**Supplied data:**
▼

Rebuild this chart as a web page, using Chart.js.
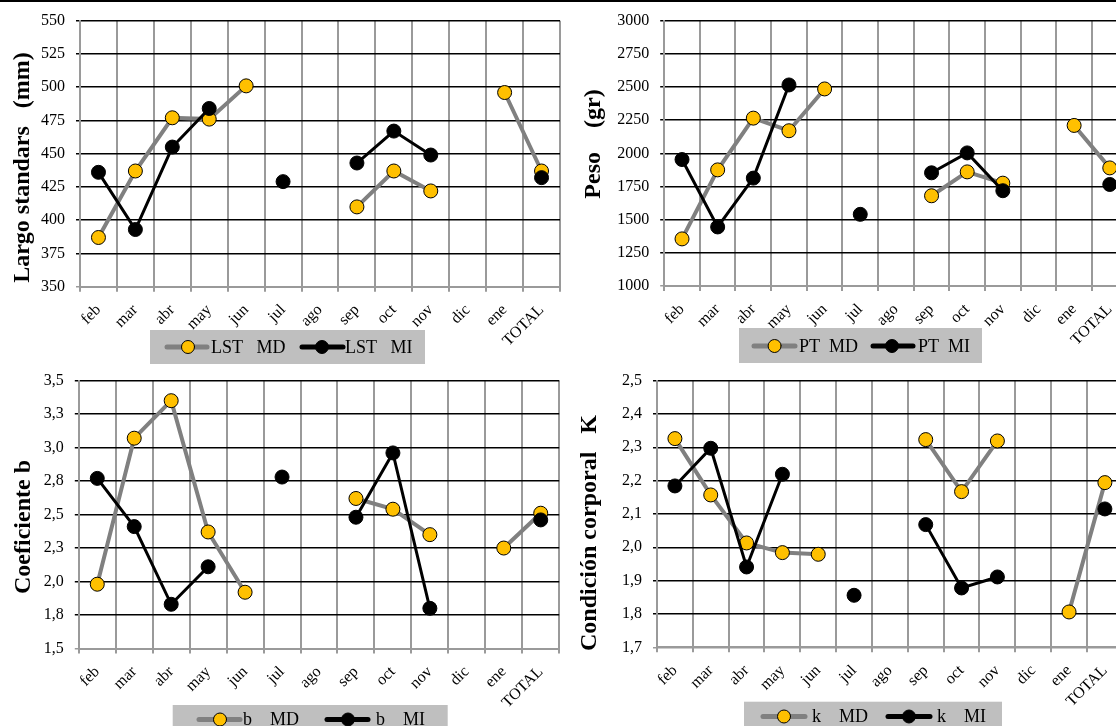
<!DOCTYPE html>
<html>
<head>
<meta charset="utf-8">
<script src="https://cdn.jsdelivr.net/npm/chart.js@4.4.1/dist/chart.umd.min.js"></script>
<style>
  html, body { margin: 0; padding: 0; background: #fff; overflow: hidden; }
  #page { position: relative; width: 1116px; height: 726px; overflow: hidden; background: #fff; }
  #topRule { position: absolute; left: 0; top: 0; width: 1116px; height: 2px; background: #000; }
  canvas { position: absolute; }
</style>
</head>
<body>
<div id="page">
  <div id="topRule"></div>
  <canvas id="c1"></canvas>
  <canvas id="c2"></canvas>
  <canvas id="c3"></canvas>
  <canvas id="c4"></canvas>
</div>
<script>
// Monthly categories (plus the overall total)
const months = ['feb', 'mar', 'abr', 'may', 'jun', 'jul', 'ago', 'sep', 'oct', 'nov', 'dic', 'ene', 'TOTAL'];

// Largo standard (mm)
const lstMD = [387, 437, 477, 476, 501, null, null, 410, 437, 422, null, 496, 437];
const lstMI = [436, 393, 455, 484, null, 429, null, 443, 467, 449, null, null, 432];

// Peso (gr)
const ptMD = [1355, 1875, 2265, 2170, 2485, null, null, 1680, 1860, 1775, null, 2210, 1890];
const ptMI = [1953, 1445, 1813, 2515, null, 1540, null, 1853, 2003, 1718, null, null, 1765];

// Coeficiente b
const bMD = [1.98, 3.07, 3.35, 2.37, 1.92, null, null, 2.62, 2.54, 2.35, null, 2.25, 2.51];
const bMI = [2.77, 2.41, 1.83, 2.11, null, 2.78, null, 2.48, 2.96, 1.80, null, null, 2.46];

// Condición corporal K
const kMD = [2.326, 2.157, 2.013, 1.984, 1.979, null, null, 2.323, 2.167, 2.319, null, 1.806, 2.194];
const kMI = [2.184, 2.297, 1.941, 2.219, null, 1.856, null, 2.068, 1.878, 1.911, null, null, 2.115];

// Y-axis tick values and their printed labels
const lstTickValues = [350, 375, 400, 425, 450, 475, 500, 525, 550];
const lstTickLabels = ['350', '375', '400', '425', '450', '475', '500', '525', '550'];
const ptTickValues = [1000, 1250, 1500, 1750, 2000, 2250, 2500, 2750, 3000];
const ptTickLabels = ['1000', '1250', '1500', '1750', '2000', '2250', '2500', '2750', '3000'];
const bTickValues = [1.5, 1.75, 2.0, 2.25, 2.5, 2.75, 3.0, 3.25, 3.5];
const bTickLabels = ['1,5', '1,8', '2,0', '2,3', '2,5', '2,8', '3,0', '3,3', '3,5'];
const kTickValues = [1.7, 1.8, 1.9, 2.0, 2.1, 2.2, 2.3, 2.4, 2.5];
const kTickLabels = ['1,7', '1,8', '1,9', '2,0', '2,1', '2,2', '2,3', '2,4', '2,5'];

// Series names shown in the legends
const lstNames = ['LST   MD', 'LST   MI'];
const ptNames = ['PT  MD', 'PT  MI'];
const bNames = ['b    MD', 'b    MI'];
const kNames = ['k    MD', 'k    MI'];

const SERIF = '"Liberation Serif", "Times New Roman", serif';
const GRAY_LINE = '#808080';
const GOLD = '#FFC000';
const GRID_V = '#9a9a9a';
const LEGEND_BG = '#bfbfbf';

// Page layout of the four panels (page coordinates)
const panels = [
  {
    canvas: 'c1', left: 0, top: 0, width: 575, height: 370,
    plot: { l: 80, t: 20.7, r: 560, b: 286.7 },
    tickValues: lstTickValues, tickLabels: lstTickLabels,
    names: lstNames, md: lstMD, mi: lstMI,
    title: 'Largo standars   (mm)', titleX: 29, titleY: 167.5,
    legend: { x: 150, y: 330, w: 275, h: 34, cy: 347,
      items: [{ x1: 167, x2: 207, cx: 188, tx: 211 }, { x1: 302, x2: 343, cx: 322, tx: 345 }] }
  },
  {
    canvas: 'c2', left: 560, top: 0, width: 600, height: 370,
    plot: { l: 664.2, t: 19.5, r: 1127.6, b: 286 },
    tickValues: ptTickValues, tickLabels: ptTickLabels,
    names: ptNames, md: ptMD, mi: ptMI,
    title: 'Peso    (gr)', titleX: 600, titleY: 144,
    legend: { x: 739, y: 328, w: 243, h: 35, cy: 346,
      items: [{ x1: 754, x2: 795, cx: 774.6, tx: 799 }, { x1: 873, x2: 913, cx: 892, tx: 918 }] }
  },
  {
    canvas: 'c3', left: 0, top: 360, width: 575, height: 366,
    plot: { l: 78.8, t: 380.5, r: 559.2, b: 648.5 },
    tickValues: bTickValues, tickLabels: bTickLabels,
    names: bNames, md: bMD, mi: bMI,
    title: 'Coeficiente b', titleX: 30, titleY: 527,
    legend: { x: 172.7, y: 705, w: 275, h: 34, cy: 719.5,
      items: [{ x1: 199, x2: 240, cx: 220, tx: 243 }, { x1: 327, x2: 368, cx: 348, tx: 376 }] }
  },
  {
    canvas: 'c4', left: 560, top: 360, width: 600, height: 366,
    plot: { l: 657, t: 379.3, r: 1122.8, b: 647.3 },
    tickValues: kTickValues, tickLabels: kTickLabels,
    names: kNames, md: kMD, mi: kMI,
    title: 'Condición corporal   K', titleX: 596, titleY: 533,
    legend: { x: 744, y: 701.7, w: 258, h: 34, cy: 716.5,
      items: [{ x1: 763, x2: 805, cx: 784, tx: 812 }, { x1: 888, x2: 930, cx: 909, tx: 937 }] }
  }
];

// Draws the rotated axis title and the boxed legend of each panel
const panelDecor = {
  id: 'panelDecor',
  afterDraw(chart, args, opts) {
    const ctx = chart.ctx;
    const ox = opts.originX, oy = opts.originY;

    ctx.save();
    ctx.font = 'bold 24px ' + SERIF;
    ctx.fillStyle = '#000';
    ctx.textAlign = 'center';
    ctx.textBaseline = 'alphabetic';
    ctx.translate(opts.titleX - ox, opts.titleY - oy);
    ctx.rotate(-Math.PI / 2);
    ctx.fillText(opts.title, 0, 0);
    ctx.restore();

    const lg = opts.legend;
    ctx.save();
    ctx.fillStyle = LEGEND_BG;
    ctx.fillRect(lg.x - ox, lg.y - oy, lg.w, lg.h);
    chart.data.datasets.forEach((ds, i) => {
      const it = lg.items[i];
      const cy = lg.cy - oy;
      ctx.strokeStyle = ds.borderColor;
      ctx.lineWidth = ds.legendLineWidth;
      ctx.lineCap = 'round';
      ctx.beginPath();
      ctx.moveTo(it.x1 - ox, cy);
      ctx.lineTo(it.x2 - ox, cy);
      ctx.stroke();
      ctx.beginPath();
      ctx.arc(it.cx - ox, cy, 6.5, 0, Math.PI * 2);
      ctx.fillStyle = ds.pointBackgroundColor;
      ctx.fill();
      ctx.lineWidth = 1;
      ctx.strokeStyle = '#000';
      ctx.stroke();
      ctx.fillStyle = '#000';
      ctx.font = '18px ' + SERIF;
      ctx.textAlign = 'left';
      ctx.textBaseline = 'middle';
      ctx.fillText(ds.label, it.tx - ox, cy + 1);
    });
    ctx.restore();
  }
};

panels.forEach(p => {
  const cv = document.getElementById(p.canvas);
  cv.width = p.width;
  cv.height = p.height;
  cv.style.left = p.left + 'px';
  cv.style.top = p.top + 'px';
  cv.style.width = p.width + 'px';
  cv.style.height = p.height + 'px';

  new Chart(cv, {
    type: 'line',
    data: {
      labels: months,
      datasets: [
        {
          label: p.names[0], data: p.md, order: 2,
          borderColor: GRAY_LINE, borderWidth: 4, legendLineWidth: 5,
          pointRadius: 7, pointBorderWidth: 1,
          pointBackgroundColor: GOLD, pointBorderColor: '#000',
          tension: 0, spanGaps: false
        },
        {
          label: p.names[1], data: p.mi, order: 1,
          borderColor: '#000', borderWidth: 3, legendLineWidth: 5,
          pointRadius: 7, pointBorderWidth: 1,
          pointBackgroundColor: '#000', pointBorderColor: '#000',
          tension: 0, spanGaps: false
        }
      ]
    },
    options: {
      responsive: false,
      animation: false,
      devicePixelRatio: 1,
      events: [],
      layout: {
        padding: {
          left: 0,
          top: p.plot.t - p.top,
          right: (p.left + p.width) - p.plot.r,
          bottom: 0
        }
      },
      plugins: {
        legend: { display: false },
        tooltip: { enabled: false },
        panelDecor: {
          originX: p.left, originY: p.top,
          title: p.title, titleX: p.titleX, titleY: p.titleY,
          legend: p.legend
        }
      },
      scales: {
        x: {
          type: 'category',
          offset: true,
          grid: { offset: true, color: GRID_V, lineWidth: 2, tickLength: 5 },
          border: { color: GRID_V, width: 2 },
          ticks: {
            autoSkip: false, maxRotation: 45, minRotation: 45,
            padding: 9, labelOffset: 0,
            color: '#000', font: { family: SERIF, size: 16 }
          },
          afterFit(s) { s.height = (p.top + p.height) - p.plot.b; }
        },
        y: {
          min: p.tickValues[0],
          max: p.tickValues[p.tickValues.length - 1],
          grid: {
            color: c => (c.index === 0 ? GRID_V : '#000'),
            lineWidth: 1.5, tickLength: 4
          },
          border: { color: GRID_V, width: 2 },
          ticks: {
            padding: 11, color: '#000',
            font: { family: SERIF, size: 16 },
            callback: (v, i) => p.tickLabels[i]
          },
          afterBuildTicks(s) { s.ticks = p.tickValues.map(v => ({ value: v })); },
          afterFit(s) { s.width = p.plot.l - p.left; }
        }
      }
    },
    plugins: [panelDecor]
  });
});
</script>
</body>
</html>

▲

**What the exercise asks:** Could the lines from the top of the material through the line with "null, null, 2.115];" be repeated exactly, pictures left out?

**Written answer:**
Rebuild this chart as a web page, using Chart.js.
<!DOCTYPE html>
<html>
<head>
<meta charset="utf-8">
<script src="https://cdn.jsdelivr.net/npm/chart.js@4.4.1/dist/chart.umd.min.js"></script>
<style>
  html, body { margin: 0; padding: 0; background: #fff; overflow: hidden; }
  #page { position: relative; width: 1116px; height: 726px; overflow: hidden; background: #fff; }
  #topRule { position: absolute; left: 0; top: 0; width: 1116px; height: 2px; background: #000; }
  canvas { position: absolute; }
</style>
</head>
<body>
<div id="page">
  <div id="topRule"></div>
  <canvas id="c1"></canvas>
  <canvas id="c2"></canvas>
  <canvas id="c3"></canvas>
  <canvas id="c4"></canvas>
</div>
<script>
// Monthly categories (plus the overall total)
const months = ['feb', 'mar', 'abr', 'may', 'jun', 'jul', 'ago', 'sep', 'oct', 'nov', 'dic', 'ene', 'TOTAL'];

// Largo standard (mm)
const lstMD = [387, 437, 477, 476, 501, null, null, 410, 437, 422, null, 496, 437];
const lstMI = [436, 393, 455, 484, null, 429, null, 443, 467, 449, null, null, 432];

// Peso (gr)
const ptMD = [1355, 1875, 2265, 2170, 2485, null, null, 1680, 1860, 1775, null, 2210, 1890];
const ptMI = [1953, 1445, 1813, 2515, null, 1540, null, 1853, 2003, 1718, null, null, 1765];

// Coeficiente b
const bMD = [1.98, 3.07, 3.35, 2.37, 1.92, null, null, 2.62, 2.54, 2.35, null, 2.25, 2.51];
const bMI = [2.77, 2.41, 1.83, 2.11, null, 2.78, null, 2.48, 2.96, 1.80, null, null, 2.46];

// Condición corporal K
const kMD = [2.326, 2.157, 2.013, 1.984, 1.979, null, null, 2.323, 2.167, 2.319, null, 1.806, 2.194];
const kMI = [2.184, 2.297, 1.941, 2.219, null, 1.856, null, 2.068, 1.878, 1.911, null, null, 2.115];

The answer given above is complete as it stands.